Kéran entrance camp offers simple rondavels with shared bath. Bucket showers happen under the stars.

Togbè village homestay places you in a family compound. Outdoor kitchen. Roosters announce 4 a.m.

Campement Niamtougou - riverside clearing 6 km inside park, tents on platforms

Kara relais - stay in town if you need Wi-Fi, day-trip to park

Kantè guesthouse has cement rooms above a bar. It plays coupé-décalé until midnight.

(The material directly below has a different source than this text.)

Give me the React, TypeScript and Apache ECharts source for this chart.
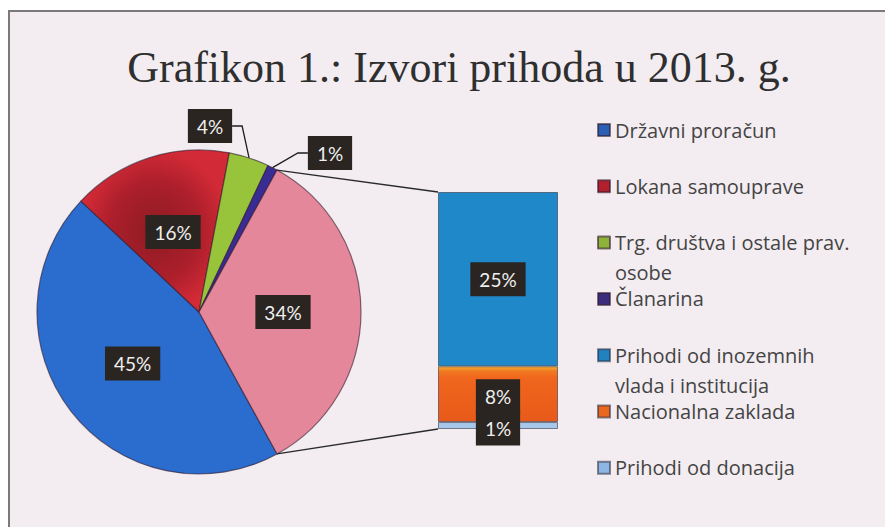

Wild camping zone requires you to bring everything. Rangers insist on an armed scout overnight.

Food & Dining

Kéran itself has no restaurants. Eating means either the park canteen or backtracking to Kantè. At the canteen a friendly woman dishes out rice, spicy peanut sauce and river fish that tastes faintly of fresh mud. In Kantè the open-air grill opposite the Total station serves tender agouti skewers basted in chile-lime salt. Mornings bring sweet beignets sold from metal tubs by the school gate. In Kara's Kodjoviakopé quarter you'll find maquis Chez Alice. It plates mid-range wagasi cheese fried until edges blister. Best mopped up with millet porridge that steams like a sauna when the lid lifts.

When to Visit

November through February is coolest and driest. Elephant sightings spike as they gather around shrinking pools. The harmattan haze turns sunsets blood-orange. March-April skies open in short, steamy bursts. Rivers stay full but paths turn muddy. You'll sweat through shirts by 9 a.m. yet hear frogs chorus all night. June-September rain is relentless. Some tracks dissolve completely. Forest greens glow almost fluorescent. Tourist numbers drop enough that a riverside hut can be yours alone.

Insider Tips

Pack a drybag for electronics. Pirogues take on water and hippos love to splash
CFA 1 000 'camera fees' appear unofficial at checkpoints. Carry small notes to keep things moving.
Ask before photographing fishermen. Some believe a snapped image steals the day's catch.